Yes, it is true, not currently a carefree contractor for-hire, but I’m in an engagement where I have a manager. Actually, I am pretty sure I have thirteen or fourteen managers, or that everyone is a manager except me, but that’s pretty much been the story of my full time jobs anywhere.

So I talked to my manager on Friday, a day ahead of the long weekend, and she asked me if I knew any veterans.

Which seems like an odd question to me.

I mean, my parents met in the Marine Corps. My grandfather also served in the Marines. My father in law was Air Force. Let’s be honest: My children’s school canceled the annual Veteran’s Day slide show because it turned pretty much into my boys’ family tree after I asked my grandmother for a picture of my grandfather in uniform, and she sent me pictures of family members going back over a hundred years in uniform.

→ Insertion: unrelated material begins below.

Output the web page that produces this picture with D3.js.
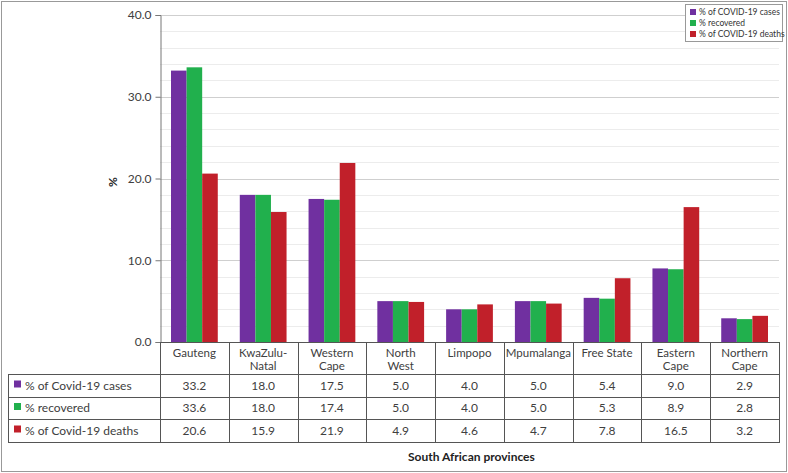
<!DOCTYPE html>
<html><head><meta charset="utf-8">
<script src="https://cdn.jsdelivr.net/npm/d3@7/dist/d3.min.js"></script>
<style>body{margin:0;background:#fff;}svg{display:block;font-family:Lato,"Open Sans",sans-serif;}</style>
</head><body>
<svg id="c" width="788" height="473"></svg>
<script>
const provinces = ["Gauteng","KwaZulu-\nNatal","Western\nCape","North\nWest","Limpopo","Mpumalanga","Free State","Eastern\nCape","Northern\nCape"];
const cases = [33.2,18.0,17.5,5.0,4.0,5.0,5.4,9.0,2.9];
const recovered = [33.6,18.0,17.4,5.0,4.0,5.0,5.3,8.9,2.8];
const deaths = [20.6,15.9,21.9,4.9,4.6,4.7,7.8,16.5,3.2];
const seriesNames = ["% of COVID-19 cases","% recovered","% of COVID-19 deaths"];
const tableNames = ["% of Covid-19 cases","% recovered","% of Covid-19 deaths"];
const colors = ["#7030A0","#21B04D","#C1202A"];
const yTicks = [0,10,20,30,40];
const series = [cases, recovered, deaths];

(function(){
const svg = d3.select("#c");
const pL = 160, pR = 779, pT = 15, pB = 342;
svg.append("rect").attr("x",1.5).attr("y",1.5).attr("width",785).attr("height",470).attr("fill","none").attr("stroke","#999").attr("stroke-width",1);

const x = d3.scaleBand().domain(d3.range(provinces.length)).range([pL,pR]).paddingInner(0).paddingOuter(0);
const y = d3.scaleLinear().domain([0,40]).range([pB,pT]);
const inner = d3.scaleBand().domain([0,1,2]).range([0,x.bandwidth()*0.68]);
const off = (x.bandwidth() - x.bandwidth()*0.68)/2;

const minor = d3.range(2,40,2).filter(v=>v%10!==0);
svg.append("g").selectAll("line").data(minor).join("line")
  .attr("x1",pL).attr("x2",pR).attr("y1",d=>Math.round(y(d))+0.5).attr("y2",d=>Math.round(y(d))+0.5)
  .attr("stroke","#ececec").attr("stroke-width",1);
svg.append("g").selectAll("line").data(yTicks.slice(1)).join("line")
  .attr("x1",pL).attr("x2",pR).attr("y1",d=>Math.round(y(d))+0.5).attr("y2",d=>Math.round(y(d))+0.5)
  .attr("stroke","#cfcfcf").attr("stroke-width",1);

series.forEach((s,si)=>{
  svg.append("g").selectAll("rect").data(s).join("rect")
    .attr("x",(d,i)=>x(i)+off+inner(si))
    .attr("y",d=>y(d))
    .attr("width",inner.bandwidth())
    .attr("height",d=>pB-y(d))
    .attr("fill",colors[si]);
});

const ya = svg.append("g").attr("transform",`translate(${pL+0.5},0)`)
  .call(d3.axisLeft(y).tickValues(yTicks).tickFormat(d3.format(".1f")).tickSize(5).tickPadding(4));
ya.select(".domain").attr("stroke","#777");
ya.selectAll(".tick line").attr("stroke","#777");
ya.selectAll("text").attr("font-size",12).attr("fill","#404040").attr("font-family","Lato,'Open Sans',sans-serif");

svg.append("text").attr("transform","translate(117,182) rotate(-90)").attr("text-anchor","middle")
  .attr("font-size",12).attr("font-weight","bold").attr("fill","#222").text("%");

const rowY = [342,374,397,419,442];
const tline = "#555";
const tg = svg.append("g");
tg.append("line").attr("x1",pL).attr("x2",pR).attr("y1",342.5).attr("y2",342.5).attr("stroke",tline);
[1,2,3,4].forEach(k=>{
  tg.append("line").attr("x1",8).attr("x2",pR).attr("y1",rowY[k]+0.5).attr("y2",rowY[k]+0.5).attr("stroke",tline);
});
tg.append("line").attr("x1",8.5).attr("x2",8.5).attr("y1",rowY[1]).attr("y2",rowY[4]+1).attr("stroke",tline);
d3.range(provinces.length+1).forEach(i=>{
  const xx = i<provinces.length ? x(i) : pR;
  tg.append("line").attr("x1",Math.round(xx)+0.5).attr("x2",Math.round(xx)+0.5).attr("y1",342).attr("y2",rowY[4]+1).attr("stroke",tline);
});
provinces.forEach((p,i)=>{
  const lines = p.split("\n");
  lines.forEach((l,j)=>tg.append("text").attr("text-anchor","middle").attr("font-size",11.5).attr("fill","#404040")
    .attr("x",x(i)+x.bandwidth()/2).attr("y",356.5+j*13.5).text(l));
});
series.forEach((s,si)=>{
  const cy = (rowY[si+1]+rowY[si+2])/2;
  tg.append("rect").attr("x",14).attr("y",cy-5).attr("width",7).attr("height",7).attr("fill",colors[si]);
  tg.append("text").attr("x",25).attr("y",cy+4).attr("font-size",12).attr("fill","#404040").text(tableNames[si]);
  s.forEach((v,i)=>{
    tg.append("text").attr("x",x(i)+x.bandwidth()/2).attr("y",cy+4).attr("text-anchor","middle")
      .attr("font-size",12).attr("fill","#404040").text(v.toFixed(1));
  });
});

svg.append("text").attr("x",408).attr("y",461).attr("font-size",12).attr("font-weight","bold").attr("fill","#222").text("South African provinces");

const lg = svg.append("g");
lg.append("rect").attr("x",685.5).attr("y",4.5).attr("width",97).attr("height",37).attr("fill","#fff").attr("stroke","#999");
seriesNames.forEach((n,i)=>{
  lg.append("rect").attr("x",690).attr("y",9+i*11).attr("width",6).attr("height",6).attr("fill",colors[i]);
  lg.append("text").attr("x",699).attr("y",15+i*11).attr("font-size",8.5).attr("fill","#333").text(n);
});
})();
</script>
</body></html>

My brother signed up for the Marines after high school. Jimmy from the trailer park, the other N in the Triple N Enterprises lawn cutting service, signed up for the Army and went Airborne. Dave, who lived two doors down from my father in Milwaukee and with whom I was very good friends my first year at school, signed up for the Army after high school and went Airborne. My friend Brian, the Elvis impersonator, was in the National Guard for a long time. Todd, the thespian I went to school with, was in the Navy and afterwards played Mike in a staged reading of The Courtship of Barbara Holt.

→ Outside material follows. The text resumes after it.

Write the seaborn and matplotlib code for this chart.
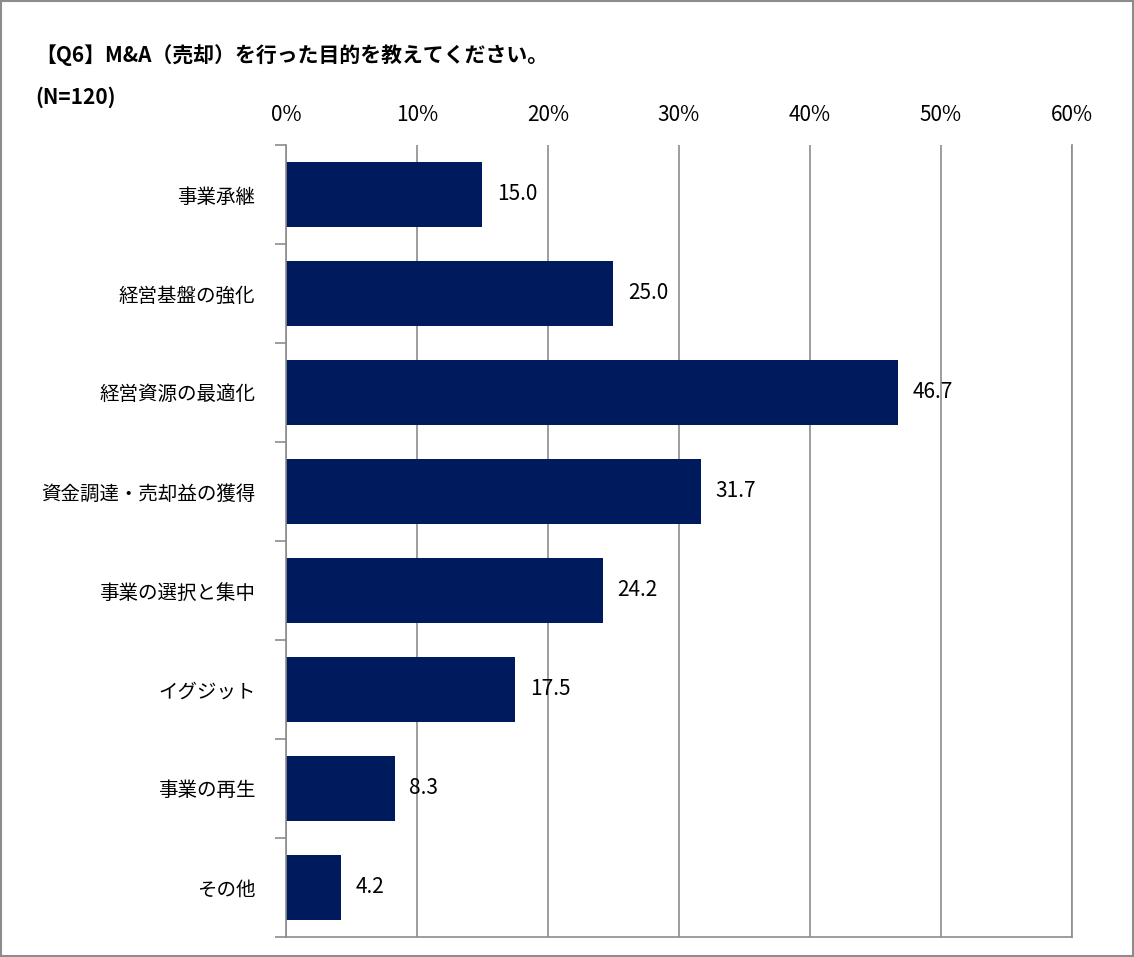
import matplotlib
matplotlib.use("Agg")
import matplotlib.pyplot as plt
import seaborn as sns
import pandas as pd
from matplotlib.patches import Rectangle

plt.rcParams["font.family"] = ["Noto Sans CJK JP", "DejaVu Sans"]

categories = ["事業承継", "経営基盤の強化", "経営資源の最適化", "資金調達・売却益の獲得",
              "事業の選択と集中", "イグジット", "事業の再生", "その他"]
values = [15.0, 25.0, 46.7, 31.7, 24.2, 17.5, 8.3, 4.2]
tick_vals = [0, 10, 20, 30, 40, 50, 60]

df = pd.DataFrame({"cat": categories, "val": values})

fig = plt.figure(figsize=(11.34, 9.57), dpi=100)
ax = fig.add_axes([0.2522, 0.0209, 0.6931, 0.8276])
sns.barplot(data=df, x="val", y="cat", color="#001A5E", width=0.66, ax=ax, saturation=1)

ax.set_xlim(0, 60)
ax.set_ylim(len(categories) - 0.5, -0.5)
ax.set_xticks(tick_vals)
ax.set_xticklabels([f"{v}%" for v in tick_vals], fontsize=15)
ax.xaxis.tick_top()
ax.tick_params(axis="x", length=0, pad=14)
ax.grid(axis="x", color="#8C8C8C", linewidth=1.2)
ax.set_axisbelow(True)
ax.set_xlabel("")
ax.set_ylabel("")
ax.tick_params(axis="y", length=0, labelsize=14, pad=22)
ax.set_yticks(range(len(categories)), minor=False)
ax.set_yticks([i - 0.5 for i in range(len(categories) + 1)], minor=True)
ax.tick_params(axis="y", which="minor", length=8, color="#8C8C8C", width=1.2)
for s in ["top"]:
    ax.spines[s].set_visible(False)
for s in ["left", "right", "bottom"]:
    ax.spines[s].set_color("#8C8C8C")
    ax.spines[s].set_linewidth(1.2)

for i, v in enumerate(values):
    ax.text(v + 1.1, i, f"{v:.1f}", va="center", ha="left", fontsize=15, color="black")

fig.text(35 / 1134, 1 - 55 / 957, "【Q6】M&A（売却）を行った目的を教えてください。",
         fontsize=15, fontweight="bold", va="center", ha="left")
fig.text(35 / 1134, 1 - 97 / 957, "(N=120)", fontsize=15, fontweight="bold",
         va="center", ha="left")

fig.patches.append(Rectangle((0.001, 0.001), 0.998, 0.998, transform=fig.transFigure,
                             fill=False, edgecolor="#8C8C8C", linewidth=1.5))

fig.savefig("out.png", dpi=100)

Those are the people from my close circle who served. I have numerous acquaintances from church who served, and I’m Facebook friends with BlackFive and Baldilocks.

So, yeah, I know some veterans.

Is that odd? Is it because I’m the product of neighborhoods, trailer parks, and cohorts where college was not the default option after high school that I know so many veterans? Is it because I’m the product of a more expressively patriotic age?

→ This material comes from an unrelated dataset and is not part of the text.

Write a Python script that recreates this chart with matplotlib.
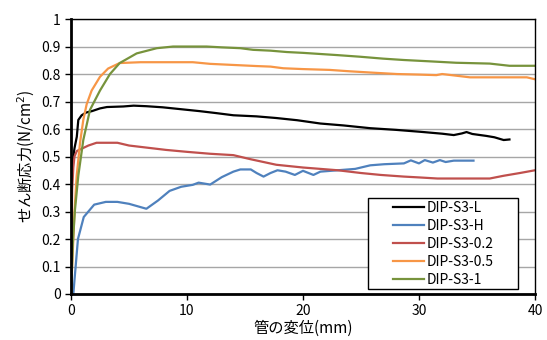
import matplotlib
matplotlib.use('Agg')
import matplotlib.pyplot as plt
from matplotlib.patches import Rectangle

plt.rcParams['font.family'] = ['Noto Sans CJK JP', 'DejaVu Sans']

# DIP-S3-L
x_l = [0, 0.05, 0.1, 0.2, 0.3, 0.5, 0.63, 0.92, 1.3, 1.8, 2.5, 3.1, 4.5, 5.4, 6.5, 7.9, 9.5,
       11.1, 12.5, 14, 16, 17.7, 19.5, 21.5, 23.5, 25.8, 28, 30.1, 32, 33, 33.7, 34.1, 34.6,
       35.8, 36.5, 37.3, 37.8]
y_l = [0, 0.35, 0.46, 0.5, 0.53, 0.572, 0.633, 0.65, 0.66, 0.665, 0.675, 0.68, 0.682, 0.685,
       0.683, 0.679, 0.672, 0.665, 0.658, 0.65, 0.646, 0.64, 0.632, 0.62, 0.613, 0.603, 0.597,
       0.59, 0.583, 0.578, 0.584, 0.589, 0.582, 0.575, 0.57, 0.56, 0.562]

# DIP-S3-H
x_h = [0.2, 0.4, 0.6, 1.1, 1.5, 2, 3, 4, 5, 6, 6.5, 7.5, 8.5, 9.5, 10.5, 11, 12, 13, 14,
       14.6, 15.5, 16, 16.6, 17.2, 17.8, 18.5, 19.3, 20, 20.9, 21.5, 23, 24.5, 25.8, 27, 28.7,
       29.3, 30, 30.5, 31.2, 31.8, 32.3, 33, 34.7]
y_h = [0, 0.1, 0.2, 0.28, 0.3, 0.325, 0.335, 0.335, 0.328, 0.316, 0.31, 0.34, 0.375, 0.39,
       0.397, 0.405, 0.398, 0.425, 0.445, 0.453, 0.453, 0.44, 0.427, 0.44, 0.45, 0.445, 0.433,
       0.448, 0.433, 0.445, 0.45, 0.455, 0.468, 0.472, 0.475, 0.486, 0.475, 0.487, 0.478,
       0.487, 0.48, 0.485, 0.485]

# DIP-S3-0.2
x_02 = [0, 0.05, 0.1, 0.2, 0.3, 0.5, 1, 1.5, 2.2, 4, 5, 6, 7, 8.2, 10, 12, 14, 15.5, 17.7,
        20, 23, 25, 26.7, 28.7, 30, 31.6, 33, 36.1, 37.3, 38.7, 40]
y_02 = [0, 0.25, 0.38, 0.46, 0.5, 0.52, 0.53, 0.54, 0.55, 0.55, 0.54, 0.535, 0.53, 0.524,
        0.517, 0.51, 0.505, 0.49, 0.47, 0.46, 0.45, 0.44, 0.433, 0.427, 0.424, 0.42, 0.42,
        0.42, 0.43, 0.44, 0.45]

# DIP-S3-0.5
x_05 = [0, 0.15, 0.3, 0.49, 0.78, 1.06, 1.35, 1.78, 2.5, 3.2, 4.2, 6, 8, 10.5, 12, 14, 16,
        17.2, 18.3, 20, 22.3, 24, 26, 28.1, 30, 31.5, 32, 34.4, 37, 39.3, 40]
y_05 = [0, 0.15, 0.3, 0.43, 0.55, 0.633, 0.69, 0.74, 0.79, 0.82, 0.84, 0.843, 0.843, 0.843,
        0.837, 0.833, 0.829, 0.827, 0.821, 0.818, 0.815, 0.81, 0.805, 0.8, 0.798, 0.796, 0.8,
        0.788, 0.788, 0.788, 0.781]

# DIP-S3-1
x_1 = [0, 0.15, 0.34, 0.63, 1.06, 1.64, 2.5, 3.36, 4.2, 5.66, 7.4, 8.8, 11.7, 13, 14.6, 15.7,
       17.2, 18.6, 20, 22.9, 24.9, 26.9, 28.7, 31, 33.2, 36.1, 37.8, 40]
y_1 = [0, 0.18, 0.305, 0.43, 0.56, 0.67, 0.74, 0.80, 0.84, 0.875, 0.894, 0.9, 0.9, 0.897,
       0.894, 0.888, 0.885, 0.88, 0.877, 0.869, 0.863, 0.856, 0.851, 0.846, 0.841, 0.838,
       0.83, 0.83]

fig = plt.figure(figsize=(5.47, 3.4), dpi=100)
ax = fig.add_axes([0.1298, 0.1353, 0.978 - 0.1298, 0.944 - 0.1353])

ax.plot(x_l, y_l, color='black', lw=1.6, label='DIP-S3-L')
ax.plot(x_h, y_h, color='#4F81BD', lw=1.6, label='DIP-S3-H')
ax.plot(x_02, y_02, color='#C0504D', lw=1.6, label='DIP-S3-0.2')
ax.plot(x_05, y_05, color='#F79646', lw=1.6, label='DIP-S3-0.5')
ax.plot(x_1, y_1, color='#77933C', lw=1.6, label='DIP-S3-1')

ax.set_xlim(0, 40)
ax.set_ylim(0, 1)
ax.set_xticks([0, 10, 20, 30, 40])
ax.set_yticks([i / 10 for i in range(11)])
ax.set_yticklabels(['0', '0.1', '0.2', '0.3', '0.4', '0.5', '0.6', '0.7', '0.8', '0.9', '1'])
ax.yaxis.grid(True, color='#a6a6a6', lw=1)
ax.set_axisbelow(True)
ax.tick_params(labelsize=10, length=4, width=1, direction='out')

ax.spines['left'].set_linewidth(2)
ax.spines['bottom'].set_linewidth(2)
ax.spines['top'].set_linewidth(1)
ax.spines['right'].set_linewidth(1)

ax.set_xlabel('管の変位(mm)', fontsize=11, labelpad=1)
ax.set_ylabel('せん断応力(N/cm$^{2}$)', fontsize=11, labelpad=3)

# legend box like Excel: wide frame with padding, entries placed inside
frame = Rectangle((0.640, 0.018), 0.323, 0.331, transform=ax.transAxes,
                  facecolor='white', edgecolor='black', lw=1, zorder=4)
ax.add_patch(frame)
leg = ax.legend(loc='center left', bbox_to_anchor=(0.694, 0.182), fontsize=10,
                frameon=False, handlelength=2.2, labelspacing=0.3, borderpad=0,
                borderaxespad=0, handletextpad=0.25)
leg.set_zorder(5)

fig.savefig('out.png', dpi=100)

Perhaps it was just my manager’s way of getting to my plans for Veterans’ Day.

Which only incidentally had an outward demonstration that might tie into the holiday. As I was in the St. Louis area, I visited Jefferson Barracks National Cemetery and put flowers on my mother’s grave.

And I don’t just thank veterans on one day of the year. But I do thank them. And you, gentle reader, if it applies.